Beginner help with sequencing data

1

Entering edit mode

5 months ago

camhabib ▴ 10

Sorry for the extremely basic nature of this question but I'm a bit lost here despite spending a couple days reading and troubleshooting.

I recently submitted a bacterial strain for WGS via Nanopore sequencing. What I got back was a single FASTA file containing all my reads, and a folder with contigs (4 total, 2 of them >1M bases, 2 <10k bases). When I try to align the contigs to my reference genome using something like Geneious or Snapgene, I get either an error saying that they could not align, or very poor coverage of the genome (<10%). When I search the contigs for <30bp snippets of reference genome sequence, and visa versa, I find that the genome is almost completely covered by the contigs. I've found a number of tools, but most require different file types (BAM being one) or aren't designed to take contigs, just raw reads.

Essentially, what I'm trying to achieve is a list of base changes in my strain vs the reference genome, and if they correspond to an amino acid change. Any help in working towards this goal would be very much appreciated.

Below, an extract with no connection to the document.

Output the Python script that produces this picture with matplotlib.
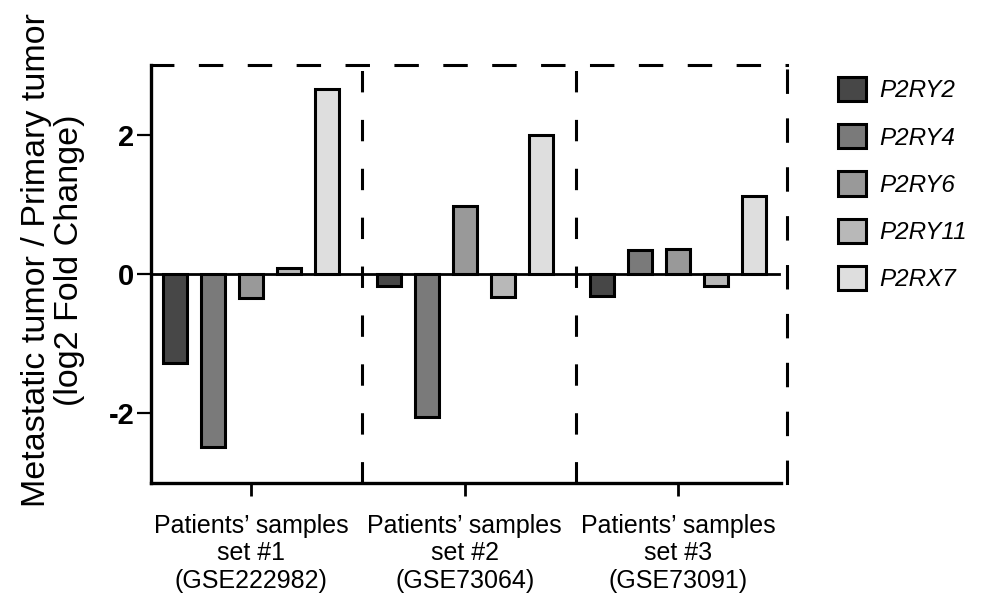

analysis snv nanopore sequencing • 387 views

ADD COMMENT • link updated 5 months ago by GenoMax 141k • written 5 months ago by camhabib ▴ 10

score 1 · Answer 1 · 2023-11-01

What I got back was a single FASTA file containing all my reads

You have this tagged as nanopore. Did they not give you the original fastq format reads? It would be easier to do the SNP calling by starting with the raw fastq data to generate the alignment BAM files (you should be able to do that in Geneious). If the assembly you received is good you may be able to align that using the same aligner you would use (minimap2) but this will need to be done on the command line (if you are familiar with UNIX/linux).